« Gilets jaunes » : le mea culpa indispensable de Macron
« Gilets jaunes » : le mea culpa indispensable de Macron
Editorial. Lors de son intervention télévisée lundi soir, le chef de l’Etat a annoncé des mesures destinées à améliorer le pouvoir d’achat. Il espère ainsi remporter la bataille de l’opinion.
Discours d'Emmanuel Macron : la réponse aux « gilets jaunes »
Durée : 04:16
Editorial du « Monde ». Faire des choix pour le pays et convaincre les citoyens de leur nécessité et de leur pertinence : tel est le rôle du président de la République. Confronté, depuis un mois, à une colère populaire d’une nature et d’une intensité qui n’ont guère de précédents, Emmanuel Macron s’y est employé, lundi 10 décembre, en s’adressant solennellement au pays. Avec trois objectifs : assumer sa part de responsabilité dans la crise actuelle, apporter des réponses significatives aux revendications des « gilets jaunes », prendre les Français à témoin de sa bonne volonté.
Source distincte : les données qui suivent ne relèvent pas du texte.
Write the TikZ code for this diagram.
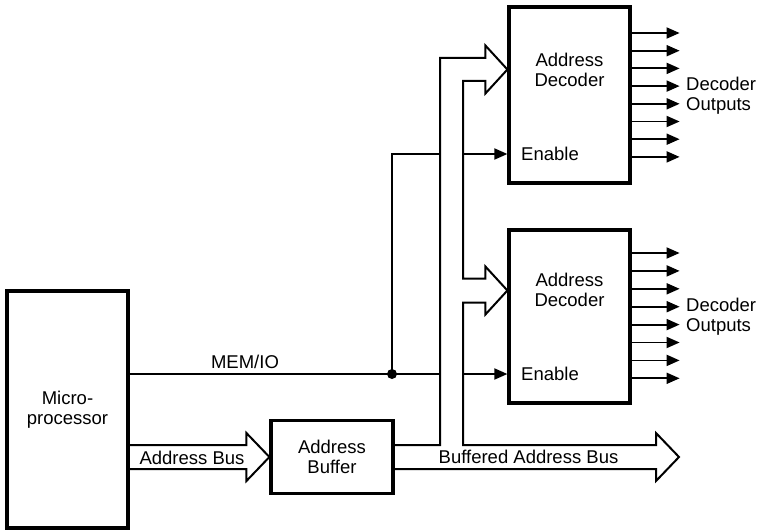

Depuis deux mois, à plusieurs reprises, le chef de l’Etat avait fait amende honorable et reconnu, notamment, que ses petites phrases à l’emporte-pièce avaient pu blesser. Il était resté inaudible. Il y est donc revenu, sans barguigner. La colère actuelle, a-t-il souligné, lui paraît « juste à bien des égards ». Et il a admis que, depuis son élection, il n’avait pas su y apporter « une réponse suffisamment rapide et forte ».
Ce mea culpa était indispensable pour tenter de calmer la hargne dont il est l’objet. Mais, sauf à mettre sa tête sur le billot, il lui était difficile d’aller plus loin dans la contrition. De même, s’il reste à démontrer, son engagement à gouverner autrement, en associant largement tous les acteurs politiques et sociaux à la redéfinition d’un « contrat » national, témoigne qu’il a pris conscience des risques d’un exercice trop solitaire du pouvoir.
Reprendre l’initiative
Pris de vitesse depuis un mois par la vague toujours plus forte des revendications, le président s’est efforcé, cette fois-ci, de reprendre l’initiative. En dépit des réticences exprimées, ces derniers jours encore, par plusieurs de ses ministres, il a tranché : dès le mois prochain, la rémunération nette mensuelle d’un salarié au smic sera augmentée de 100 euros, les heures supplémentaires seront défiscalisées, et la hausse de la CSG sera annulée pour les retraités dont la pension est inférieure à 2 000 euros.
Ces mesures, ajoutées à l’annulation des hausses des prix de l’essence, coûteront quelque 10 milliards d’euros. Sauf à considérer que le budget de l’Etat est un puits sans fond, à tenir pour négligeables les équilibres économiques et financiers du pays, ou à balayer d’un revers de main la question lancinante de la dette publique, elles amélioreront effectivement le pouvoir d’achat et les « fins de mois » d’une quinzaine de millions de Français, smicards, retraités ou bénéficiaires des heures supplémentaires. On peut comprendre que, dans l’élan de leur mouvement, des « gilets jaunes » les estiment encore insuffisantes. En revanche, que des responsables politiques aspirant un jour à gouverner les qualifient de « miettes » relève de la démagogie pure et simple.
Reste à savoir si Emmanuel Macron aura convaincu les Français. Car, au-delà des « gilets jaunes » qu’il n’a pas cités, c’est au pays, globalement, qu’il s’est adressé. Depuis un mois, l’opinion soutient largement le mouvement de fronde actuel. Les violences inquiétantes qui ont accompagné les journées de mobilisation – et que le président a condamnées sans appel – n’ont jusqu’à présent pas sérieusement érodé ce soutien.
Le changement de ton du chef de l’Etat, les gestes qu’il vient de faire, la volonté réaffirmée de changer de mode de gouvernement : tout cela va peser, doit peser, dans la bataille de l’opinion qui est engagée. Dans le climat actuel, rien ne garantit que ce sera le cas. Mais tout esprit responsable ne peut que le souhaiter.